[start of Supplied material]

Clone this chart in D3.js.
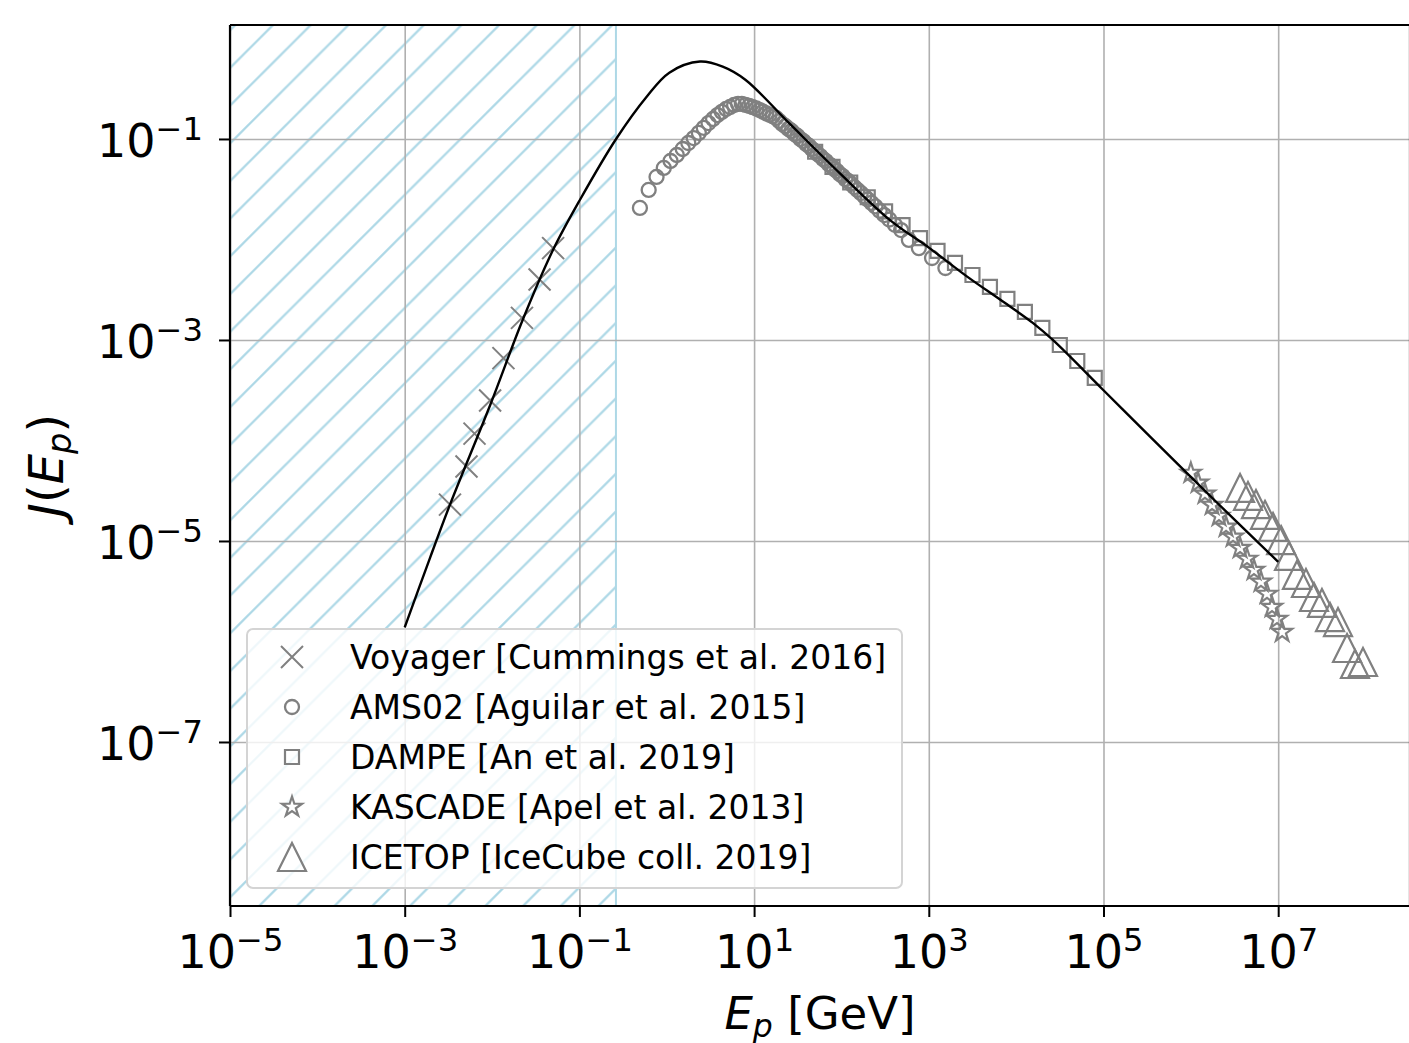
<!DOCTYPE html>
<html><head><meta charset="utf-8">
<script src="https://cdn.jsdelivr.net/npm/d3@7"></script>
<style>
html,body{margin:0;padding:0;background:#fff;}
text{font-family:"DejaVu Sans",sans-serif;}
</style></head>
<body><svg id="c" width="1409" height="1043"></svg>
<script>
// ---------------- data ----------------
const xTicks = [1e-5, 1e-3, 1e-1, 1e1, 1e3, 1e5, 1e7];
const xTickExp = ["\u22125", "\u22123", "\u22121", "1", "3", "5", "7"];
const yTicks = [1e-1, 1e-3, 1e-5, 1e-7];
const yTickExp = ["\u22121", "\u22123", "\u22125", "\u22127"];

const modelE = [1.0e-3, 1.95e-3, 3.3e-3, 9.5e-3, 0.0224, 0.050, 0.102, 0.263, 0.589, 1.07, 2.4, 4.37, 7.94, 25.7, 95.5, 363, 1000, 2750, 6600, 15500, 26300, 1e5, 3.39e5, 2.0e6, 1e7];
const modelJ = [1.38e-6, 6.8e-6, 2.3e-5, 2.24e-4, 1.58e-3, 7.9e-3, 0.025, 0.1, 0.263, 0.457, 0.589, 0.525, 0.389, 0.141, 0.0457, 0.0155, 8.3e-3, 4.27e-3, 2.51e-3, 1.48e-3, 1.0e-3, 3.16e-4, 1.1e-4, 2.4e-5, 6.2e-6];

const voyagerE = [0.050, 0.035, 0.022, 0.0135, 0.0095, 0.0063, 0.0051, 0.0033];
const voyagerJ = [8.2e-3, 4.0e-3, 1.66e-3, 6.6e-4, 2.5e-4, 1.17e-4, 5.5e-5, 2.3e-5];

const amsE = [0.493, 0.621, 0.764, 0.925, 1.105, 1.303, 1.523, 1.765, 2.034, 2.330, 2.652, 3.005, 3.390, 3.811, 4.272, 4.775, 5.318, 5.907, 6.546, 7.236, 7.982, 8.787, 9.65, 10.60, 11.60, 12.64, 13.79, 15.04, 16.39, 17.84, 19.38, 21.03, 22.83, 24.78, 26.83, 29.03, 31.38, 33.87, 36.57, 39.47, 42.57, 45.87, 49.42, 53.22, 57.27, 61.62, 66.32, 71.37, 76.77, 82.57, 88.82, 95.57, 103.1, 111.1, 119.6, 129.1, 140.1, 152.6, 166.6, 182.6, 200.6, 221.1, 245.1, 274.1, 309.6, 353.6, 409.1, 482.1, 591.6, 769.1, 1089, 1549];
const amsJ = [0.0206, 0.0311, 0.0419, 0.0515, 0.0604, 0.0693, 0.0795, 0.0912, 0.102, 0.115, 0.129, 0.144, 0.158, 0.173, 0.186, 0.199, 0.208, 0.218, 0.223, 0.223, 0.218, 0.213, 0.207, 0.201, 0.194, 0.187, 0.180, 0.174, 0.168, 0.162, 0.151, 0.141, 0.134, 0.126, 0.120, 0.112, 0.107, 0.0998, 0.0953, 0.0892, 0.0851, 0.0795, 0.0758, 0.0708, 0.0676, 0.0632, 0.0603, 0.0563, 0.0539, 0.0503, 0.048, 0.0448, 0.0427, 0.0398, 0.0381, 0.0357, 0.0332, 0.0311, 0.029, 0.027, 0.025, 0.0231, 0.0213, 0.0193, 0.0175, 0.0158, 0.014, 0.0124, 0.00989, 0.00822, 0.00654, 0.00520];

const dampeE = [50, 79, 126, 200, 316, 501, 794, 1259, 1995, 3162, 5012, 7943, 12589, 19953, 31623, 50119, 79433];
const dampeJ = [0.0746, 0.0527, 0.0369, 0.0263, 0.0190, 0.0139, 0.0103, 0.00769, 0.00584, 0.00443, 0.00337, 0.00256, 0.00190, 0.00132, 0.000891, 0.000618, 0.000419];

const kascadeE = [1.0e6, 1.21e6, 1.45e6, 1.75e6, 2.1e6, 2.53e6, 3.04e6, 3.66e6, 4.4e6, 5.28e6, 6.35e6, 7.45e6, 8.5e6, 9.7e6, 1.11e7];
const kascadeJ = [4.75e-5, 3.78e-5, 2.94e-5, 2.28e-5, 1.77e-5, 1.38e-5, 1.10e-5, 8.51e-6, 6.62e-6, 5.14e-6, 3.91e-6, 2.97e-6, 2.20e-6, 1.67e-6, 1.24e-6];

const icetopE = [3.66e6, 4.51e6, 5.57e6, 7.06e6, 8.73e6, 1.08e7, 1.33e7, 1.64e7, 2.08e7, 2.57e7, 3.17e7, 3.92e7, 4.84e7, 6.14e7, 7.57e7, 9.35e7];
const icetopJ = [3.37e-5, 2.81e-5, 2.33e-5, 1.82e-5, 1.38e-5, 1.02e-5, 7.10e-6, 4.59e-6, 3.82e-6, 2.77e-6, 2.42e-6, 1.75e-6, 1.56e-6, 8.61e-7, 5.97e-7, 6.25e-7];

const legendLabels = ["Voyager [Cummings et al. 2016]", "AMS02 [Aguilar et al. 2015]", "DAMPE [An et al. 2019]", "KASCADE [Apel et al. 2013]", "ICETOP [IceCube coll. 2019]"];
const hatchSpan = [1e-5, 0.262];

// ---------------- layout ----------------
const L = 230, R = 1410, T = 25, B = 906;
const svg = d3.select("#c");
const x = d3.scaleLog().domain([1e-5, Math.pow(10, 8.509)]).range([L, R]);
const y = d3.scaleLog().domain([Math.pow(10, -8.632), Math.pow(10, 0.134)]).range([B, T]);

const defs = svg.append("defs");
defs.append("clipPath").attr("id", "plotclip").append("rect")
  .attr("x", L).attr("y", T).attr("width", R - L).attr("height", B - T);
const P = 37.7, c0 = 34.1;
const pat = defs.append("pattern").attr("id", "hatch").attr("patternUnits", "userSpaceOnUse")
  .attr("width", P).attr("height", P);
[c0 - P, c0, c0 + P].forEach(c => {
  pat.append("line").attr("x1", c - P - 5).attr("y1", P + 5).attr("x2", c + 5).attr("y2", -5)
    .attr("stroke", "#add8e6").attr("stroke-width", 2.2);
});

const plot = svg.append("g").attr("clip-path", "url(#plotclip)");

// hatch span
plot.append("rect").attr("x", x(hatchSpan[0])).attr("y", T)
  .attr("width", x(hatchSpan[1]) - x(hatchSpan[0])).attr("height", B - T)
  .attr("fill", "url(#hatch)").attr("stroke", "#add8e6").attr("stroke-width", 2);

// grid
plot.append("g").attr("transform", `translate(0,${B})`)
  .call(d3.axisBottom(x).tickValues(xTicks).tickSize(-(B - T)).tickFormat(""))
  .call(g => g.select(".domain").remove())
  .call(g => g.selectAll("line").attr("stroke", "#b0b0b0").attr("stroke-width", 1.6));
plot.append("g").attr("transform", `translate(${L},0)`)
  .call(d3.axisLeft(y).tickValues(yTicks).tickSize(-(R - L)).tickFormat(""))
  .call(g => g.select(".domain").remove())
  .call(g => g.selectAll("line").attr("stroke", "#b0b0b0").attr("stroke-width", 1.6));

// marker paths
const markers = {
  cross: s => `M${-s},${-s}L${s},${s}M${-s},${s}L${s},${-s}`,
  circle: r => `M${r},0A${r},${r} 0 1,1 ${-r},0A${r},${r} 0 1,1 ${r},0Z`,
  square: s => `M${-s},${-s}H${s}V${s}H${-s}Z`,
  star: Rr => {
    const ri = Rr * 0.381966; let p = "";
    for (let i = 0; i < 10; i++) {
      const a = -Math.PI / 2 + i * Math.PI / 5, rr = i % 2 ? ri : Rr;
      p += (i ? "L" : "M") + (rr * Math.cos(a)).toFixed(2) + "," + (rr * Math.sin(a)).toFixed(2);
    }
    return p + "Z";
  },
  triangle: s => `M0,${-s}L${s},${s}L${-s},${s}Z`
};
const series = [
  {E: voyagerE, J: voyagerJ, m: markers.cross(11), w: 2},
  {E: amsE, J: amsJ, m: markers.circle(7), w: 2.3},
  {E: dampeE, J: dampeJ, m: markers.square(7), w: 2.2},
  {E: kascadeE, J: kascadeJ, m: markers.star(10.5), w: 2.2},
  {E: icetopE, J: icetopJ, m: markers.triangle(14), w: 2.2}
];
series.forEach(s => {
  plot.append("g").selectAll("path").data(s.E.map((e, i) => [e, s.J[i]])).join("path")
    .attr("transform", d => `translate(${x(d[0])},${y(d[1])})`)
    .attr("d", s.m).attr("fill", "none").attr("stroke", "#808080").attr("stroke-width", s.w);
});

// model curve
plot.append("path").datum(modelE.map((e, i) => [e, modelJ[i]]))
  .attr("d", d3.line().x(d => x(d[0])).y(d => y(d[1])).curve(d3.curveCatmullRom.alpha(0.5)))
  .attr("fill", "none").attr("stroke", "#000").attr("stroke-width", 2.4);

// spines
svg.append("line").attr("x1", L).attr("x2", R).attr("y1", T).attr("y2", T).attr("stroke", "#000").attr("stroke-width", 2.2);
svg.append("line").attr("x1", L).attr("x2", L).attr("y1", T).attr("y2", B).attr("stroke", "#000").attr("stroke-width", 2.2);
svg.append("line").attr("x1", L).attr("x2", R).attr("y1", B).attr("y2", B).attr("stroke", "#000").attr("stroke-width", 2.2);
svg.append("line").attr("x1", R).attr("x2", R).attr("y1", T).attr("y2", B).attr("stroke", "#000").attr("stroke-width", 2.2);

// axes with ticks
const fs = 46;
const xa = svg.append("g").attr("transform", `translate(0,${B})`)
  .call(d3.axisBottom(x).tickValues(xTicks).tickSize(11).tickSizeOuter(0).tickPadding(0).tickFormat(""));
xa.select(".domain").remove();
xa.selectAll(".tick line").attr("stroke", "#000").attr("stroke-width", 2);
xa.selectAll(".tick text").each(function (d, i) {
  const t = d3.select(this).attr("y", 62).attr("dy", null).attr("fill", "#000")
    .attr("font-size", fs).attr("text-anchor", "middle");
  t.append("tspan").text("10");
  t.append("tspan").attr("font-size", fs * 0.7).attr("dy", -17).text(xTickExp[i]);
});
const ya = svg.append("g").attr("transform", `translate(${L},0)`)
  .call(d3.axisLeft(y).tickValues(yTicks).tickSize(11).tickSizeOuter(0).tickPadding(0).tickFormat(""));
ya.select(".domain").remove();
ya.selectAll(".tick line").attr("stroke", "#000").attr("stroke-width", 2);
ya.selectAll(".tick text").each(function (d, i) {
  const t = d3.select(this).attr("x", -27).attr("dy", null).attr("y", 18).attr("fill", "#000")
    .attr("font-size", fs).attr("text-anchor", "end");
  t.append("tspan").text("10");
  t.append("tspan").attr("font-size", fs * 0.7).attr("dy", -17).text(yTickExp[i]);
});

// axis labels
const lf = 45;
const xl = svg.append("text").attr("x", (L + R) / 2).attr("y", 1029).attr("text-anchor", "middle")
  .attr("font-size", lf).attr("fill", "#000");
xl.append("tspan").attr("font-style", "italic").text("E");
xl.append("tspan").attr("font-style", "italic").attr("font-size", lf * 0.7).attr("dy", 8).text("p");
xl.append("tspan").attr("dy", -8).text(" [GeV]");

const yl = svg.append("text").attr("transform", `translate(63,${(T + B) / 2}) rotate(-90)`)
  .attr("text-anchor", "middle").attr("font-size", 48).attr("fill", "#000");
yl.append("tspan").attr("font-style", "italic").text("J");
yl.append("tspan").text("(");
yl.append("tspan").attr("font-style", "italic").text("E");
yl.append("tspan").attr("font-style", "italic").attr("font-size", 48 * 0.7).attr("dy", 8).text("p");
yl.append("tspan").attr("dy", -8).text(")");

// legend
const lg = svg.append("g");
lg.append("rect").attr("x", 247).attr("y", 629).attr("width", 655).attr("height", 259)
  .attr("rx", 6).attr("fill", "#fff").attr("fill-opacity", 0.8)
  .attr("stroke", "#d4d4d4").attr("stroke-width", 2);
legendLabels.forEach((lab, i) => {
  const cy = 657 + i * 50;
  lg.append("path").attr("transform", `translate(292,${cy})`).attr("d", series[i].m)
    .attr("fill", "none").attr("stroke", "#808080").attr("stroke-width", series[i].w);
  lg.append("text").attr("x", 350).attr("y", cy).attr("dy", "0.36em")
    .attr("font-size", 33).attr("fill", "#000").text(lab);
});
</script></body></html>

[end of Supplied material]

Goal of the exercise —
Look through the data and gather every line with the string "this" in it.

Reply —
Clone this chart in D3.js.
  const t = d3.select(this).attr("y", 62).attr("dy", null).attr("fill", "#000")
  const t = d3.select(this).attr("x", -27).attr("dy", null).attr("y", 18).attr("fill", "#000")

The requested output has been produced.